I was lucky enough growing up to have been allowed to follow my interests and for a long time it seemed that was how I would find my true north. My mother pushed me out of the nest and showed me that the world was my oyster.


However, for all of her encouragement and guidance I have struggled for so long to step onto my own path. I have taken many twists and turns along the way, all of which having afforded me incredible experiences. However, I sometimes feel like a jack of all trades and master of none.


With all the experiences and tools I have in my toolbox I have always felt an inner sense of urgency toward something more, something waiting in the unknown.


As I started to try and put the pieces together that made up the picture of who I was it felt like going on a treasure hunt without a map. A part of me has known for some time that I would not be able to fully step into my life mission and find my treasure until I had my mom’s soul’s guidance. I believe there truly is Divine timing and placement when it comes to one’s purpose and I feel my timing is now. The more I am at peace with where she is on her journey, the easier it is for me to walk towards mine. I have to believe that my mom offered me all that she could on this plane. It doesn’t mean that I don’t still long for her wisdom and guidance in the here and now. It just means that I have to dig deeply within myself relying on the gifts she gave me while learning to listen to her soft voice whispering in my ear.


She once told me that she never really had to worry about me, she knew that I would go on to live that extraordinary life she had hoped for me. I am confident that she was right. Like so many mothers she put everyone else’s “needs” before her own. I watched my mom struggle to identify who she was beyond a mother.
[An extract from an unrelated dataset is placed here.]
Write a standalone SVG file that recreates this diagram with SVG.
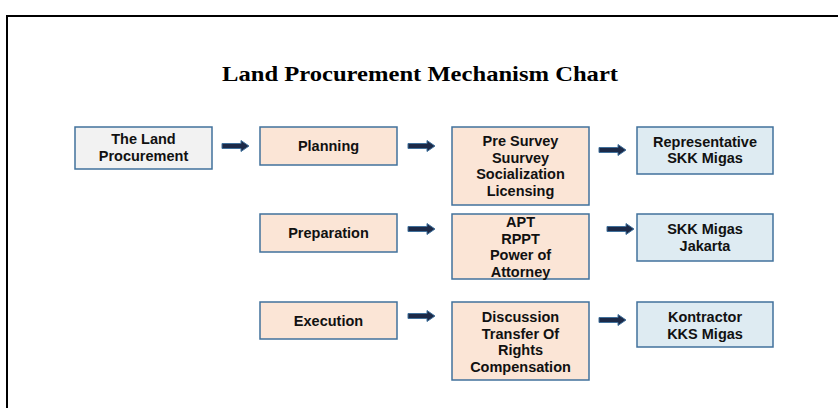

After becoming a mother myself I found out how easy it was to loose myself in everyone else’s needs. It doesn’t take long to then lose your sense of self or your inner compass. In a way she chose to let go of all the attachments, all the “needs”, all the earthly ties, all the fears to set her soul free and in so doing, allowing all of us to spread our wings and fly. What a selfless act and lesson.


As I journey forward I feel her breathing air underneath my wings, giving me the courage to truly soar.